The construction - from clearing the land and building metal frame to setting panels and cables, all based on Matsuoka's design and done DIY way - took him almost a year. Everything got ready in September 2013.
As of today October 14, 2013, the site is on a test
run. Actual selling of electricity to the grid is scheduled to start tomorrow – on October 15, 2013.
Matsuoka
will sell maximum of 49.9 kW to Tokyo Electric Power Company for the fixed
price of 42 JPY/kWh, guaranteed for 20 years.
Matsuoka also introduced manual tilting system to regulate the amount of light that can reach either the panels or the ground. He can now turn panels with a total weight of more than 8 tons using a single winch. Shading rate is 25.5 % (at panel tilt 0°). The purpose of tilting is not necessarily to maximize power generation output but quite the contrary, it can be used to provide more sunshine to crops when necessary, e.g. at critical growth stages like budding.
Matsuoka adjusting panel tilt:
Matsuoka is not a professional farmer but he does have experience growing his own food. He is now producing soybeans, tomatoes, eggplants and other crops for personal consumption under the panels. The site is registered as miscellaneous land - meaning Matsuoka has to pay higher taxes compared to agricultural land, but he has more freedom to choose how to use the land, what to grow and at what quantities. When we spoke last time, Matsuoka was envisioning a rice field on one part of the land, and a community garden on another.

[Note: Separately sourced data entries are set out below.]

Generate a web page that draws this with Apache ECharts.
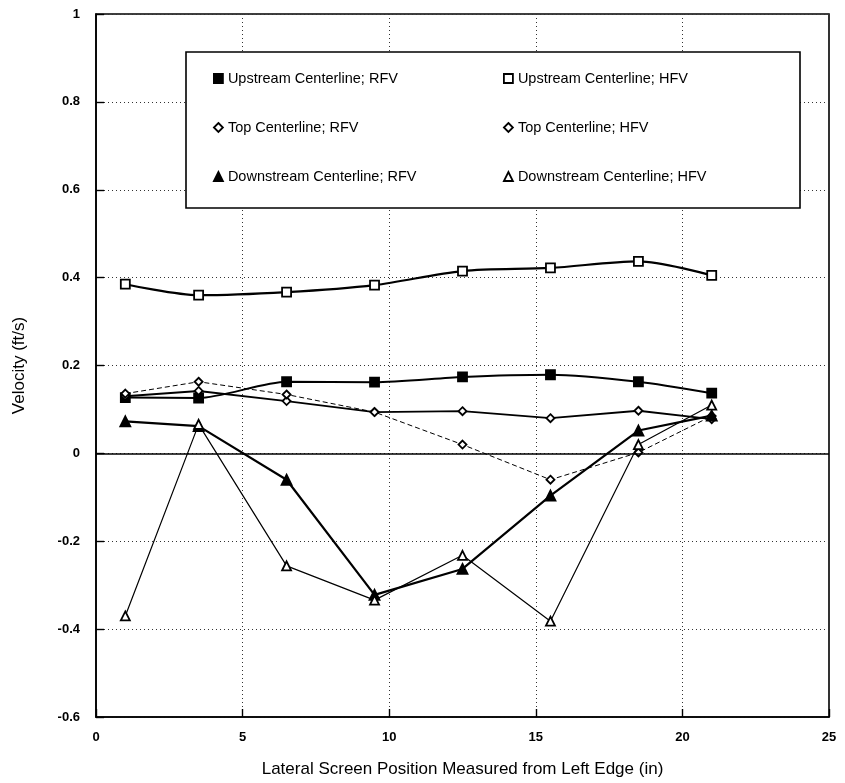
<!DOCTYPE html>
<html><head><meta charset="utf-8">
<script src="https://cdn.jsdelivr.net/npm/echarts@6/dist/echarts.min.js"></script>
<style>html,body{margin:0;padding:0;background:#fff}#c{width:845px;height:783px}</style>
</head><body><div id="c"></div>
<script>
const positions = [1, 3.5, 6.5, 9.5, 12.5, 15.5, 18.5, 21];
const upstreamRFV = [0.127, 0.126, 0.163, 0.162, 0.174, 0.179, 0.163, 0.137];
const upstreamHFV = [0.385, 0.36, 0.367, 0.383, 0.415, 0.422, 0.437, 0.405];
const topRFV = [0.13, 0.142, 0.119, 0.094, 0.096, 0.08, 0.097, 0.078];
const topHFV = [0.136, 0.163, 0.134, 0.094, 0.02, -0.06, 0.002, 0.085];
const downRFV = [0.073, 0.062, -0.06, -0.322, -0.263, -0.096, 0.052, 0.086];
const downHFV = [-0.37, 0.066, -0.256, -0.334, -0.232, -0.382, 0.02, 0.11];
const xTicks = [0, 5, 10, 15, 20, 25];
const yTicks = [-0.6, -0.4, -0.2, 0, 0.2, 0.4, 0.6, 0.8, 1];

const names = ['Upstream Centerline; RFV','Upstream Centerline; HFV','Top Centerline; RFV','Top Centerline; HFV','Downstream Centerline; RFV','Downstream Centerline; HFV'];
const pairs = a => positions.map((x,i)=>[x,a[i]]);
const F = 'Liberation Sans, Arial, sans-serif';

function mk(name, data, symbol, filled, lw, type, size, smooth, z){
  return {name, type:'line', data:pairs(data), symbol, symbolSize:size, smooth:smooth||false,
    showSymbol:true, z:z||2,
    lineStyle:{color:'#000', width:lw, type:type||'solid'},
    itemStyle:{color: filled?'#000':'#fff', borderColor:'#000', borderWidth:1.8}};
}
const series = [
  mk(names[0], upstreamRFV, 'rect', true, 2, 'solid', 9, 0.25, 3),
  mk(names[1], upstreamHFV, 'rect', false, 2.2, 'solid', 9, 0.3, 3),
  mk(names[2], topRFV, 'diamond', false, 1.8, 'solid', 8, false, 3),
  mk(names[3], topHFV, 'diamond', false, 1, [5,3], 8, false, 3),
  mk(names[4], downRFV, 'triangle', true, 2.2, 'solid', 10, false, 4),
  mk(names[5], downHFV, 'triangle', false, 1.2, 'solid', 9, false, 4)
];
series[0].markLine = {silent:true, symbol:'none', label:{show:false},
  lineStyle:{color:'#000', width:1.6, type:'solid'}, data:[{yAxis:0}]};

const icons = ['rect','rect','diamond','diamond','triangle','triangle'];
const filled = [true,false,false,false,true,false];
const legItem = i => ({name:names[i], icon:icons[i], itemStyle:{color:filled[i]?'#000':'#fff', borderColor:'#000', borderWidth:1.8}});
const legBase = {orient:'vertical', itemWidth:9, itemHeight:9, itemGap:34, selectedMode:false,
  textStyle:{fontFamily:F, fontSize:14.5, color:'#000'}, top:66};

const chart = echarts.init(document.getElementById('c'));
chart.setOption({
  animation:false,
  backgroundColor:'#fff',
  grid:{left:96, right:16, top:14, bottom:66, show:true, borderColor:'#000', borderWidth:1.6},
  xAxis:{type:'value', min:0, max:25, interval:5,
    axisLine:{show:true, onZero:false, lineStyle:{color:'#000', width:1.6}},
    axisTick:{show:true, inside:true, length:8, lineStyle:{color:'#000', width:1.4}},
    axisLabel:{fontFamily:F, fontSize:13, fontWeight:'bold', color:'#000', margin:14},
    splitLine:{show:true, lineStyle:{color:'#333', width:1, type:[1,3]}},
    name:'Lateral Screen Position Measured from Left Edge (in)', nameLocation:'middle', nameGap:44,
    nameTextStyle:{fontFamily:F, fontSize:17, color:'#000'}},
  yAxis:{type:'value', min:-0.6, max:1, interval:0.2,
    axisLine:{show:true, onZero:false, lineStyle:{color:'#000', width:1.6}},
    axisTick:{show:true, inside:true, length:8, lineStyle:{color:'#000', width:1.4}},
    axisLabel:{fontFamily:F, fontSize:13, fontWeight:'bold', color:'#000', margin:16,
      formatter:v=>String(Math.round(v*10)/10)},
    splitLine:{show:true, lineStyle:{color:'#333', width:1, type:[1,3]}},
    name:'Velocity (ft/s)', nameLocation:'middle', nameGap:68, nameRotate:90,
    nameTextStyle:{fontFamily:F, fontSize:17, color:'#000'}},
  legend:[
    Object.assign({}, legBase, {left:208, data:[legItem(0), legItem(2), legItem(4)]}),
    Object.assign({}, legBase, {left:498, data:[legItem(1), legItem(3), legItem(5)]})
  ],
  graphic:[{type:'rect', shape:{x:186, y:52, width:614, height:156}, z:1,
    style:{fill:'#fff', stroke:'#000', lineWidth:1.6}}],
  series
});
</script></body></html>
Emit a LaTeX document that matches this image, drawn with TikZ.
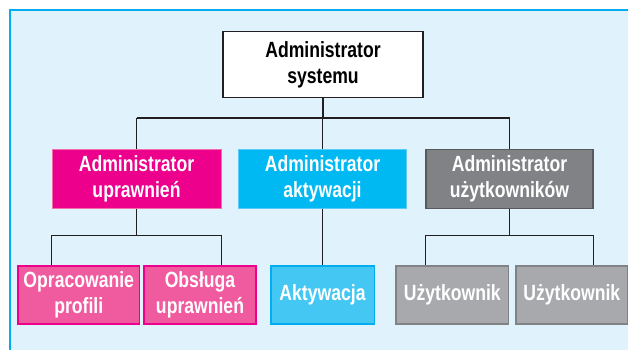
\documentclass[tikz,border=0pt]{standalone}
\usepackage{fontspec}
\newfontfamily\condfont{Liberation Sans}[FakeStretch=0.8]
\definecolor{panelbg}{HTML}{E0F2FC}
\definecolor{panelline}{HTML}{00AEEF}
\definecolor{lineblk}{HTML}{231F20}
\definecolor{magA}{HTML}{EC008C}
\definecolor{magAline}{HTML}{F06EAA}
\definecolor{magB}{HTML}{F05A9E}
\definecolor{cyaA}{HTML}{00B9F2}
\definecolor{cyaAline}{HTML}{5BCBF5}
\definecolor{cyaB}{HTML}{45C7F4}
\definecolor{graA}{HTML}{808285}
\definecolor{graAline}{HTML}{58595B}
\definecolor{graB}{HTML}{A7A9AC}
\begin{document}
\begin{tikzpicture}[x=1pt,y=-1pt,
  box/.style={inner sep=0pt, align=center, font=\condfont\bfseries\fontsize{22}{26}\selectfont, text=white},
  topbox/.style={box, fill=white, draw=lineblk, line width=1.6pt, text=black, minimum width=200pt, minimum height=66pt},
  lvtwo/.style={box, minimum height=59pt},
  lvthree/.style={box, minimum height=58pt, line width=1.6pt},
  pinkA/.style={lvtwo, fill=magA, draw=magAline, line width=0.8pt},
  cyanA/.style={lvtwo, fill=cyaA, draw=cyaAline, line width=0.8pt},
  grayA/.style={lvtwo, fill=graA, draw=graAline, line width=1.4pt},
  pinkB/.style={lvthree, fill=magB, draw=magA},
  cyanB/.style={lvthree, fill=cyaB, draw=panelline},
  grayB/.style={lvthree, fill=graB, draw=graA},
  conn/.style={draw=lineblk, line width=1.3pt}
]
\useasboundingbox (0,0) rectangle (628,350);
\fill[panelbg] (10,10) rectangle (628,350);
\draw[panelline, line width=2pt] (10,350) -- (10,10) -- (628,10);

\coordinate (busA) at (0,118);
\coordinate (busB) at (0,235.7);

\node[topbox] (top) at (323,64.7) {Administrator\\systemu};

\node[pinkA, minimum width=169pt] (adup) at (136.5,178.8) {Administrator\\uprawnień};
\node[cyanA, minimum width=168pt] (adak) at (322.5,178.8) {Administrator\\aktywacji};
\node[grayA, minimum width=167pt] (aduz) at (509.5,178.8) {Administrator\\użytkowników};

\node[pinkB, minimum width=121.5pt] (opr) at (78.75,295) {Opracowanie\\profili};
\node[pinkB, minimum width=112pt] (obs) at (200,295) {Obsługa\\uprawnień};
\node[cyanB, minimum width=103.6pt] (akt) at (322.5,295) {Aktywacja};
\node[grayB, minimum width=112.7pt] (uza) at (452.3,295) {Użytkownik};
\node[grayB, minimum width=111.7pt] (uzb) at (571.8,295) {Użytkownik};

% level 1 -> level 2
\draw[conn] (top.south) -- (top.south |- busA);
\draw[conn] (adup.north |- busA) -- (aduz.north |- busA);
\draw[conn] (adup.north |- busA) -- (adup.north);
\draw[conn] (adak.north |- busA) -- (adak.north);
\draw[conn] (aduz.north |- busA) -- (aduz.north);

% level 2 -> level 3
\draw[conn] (adup.south) -- (adup.south |- busB);
\draw[conn] (opr.north -| adup.south west) -- (adup.south west |- busB) -- (adup.south east |- busB) -- (obs.north -| adup.south east);
\draw[conn] (adak.south) -- (akt.north);
\draw[conn] (aduz.south) -- (aduz.south |- busB);
\draw[conn] (uza.north -| aduz.south west) -- (aduz.south west |- busB) -- (aduz.south east |- busB) -- (uzb.north -| aduz.south east);
\end{tikzpicture}
\end{document}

Both are great ideas because there are few on-site trials of growing rice under solar panels, and a community garden with many people coming and growing their vegetables just sounds good. Let's see what will eventually become reality.
The best thing about solar sharing is that building and running a power plant is not anymore something that only big power companies can do. Both technologically and financially, the hurdle is now low enough so that almost anyone can build their own small solar power plant and grow food below it. This will undoubtedly change our way of thinking about electricity.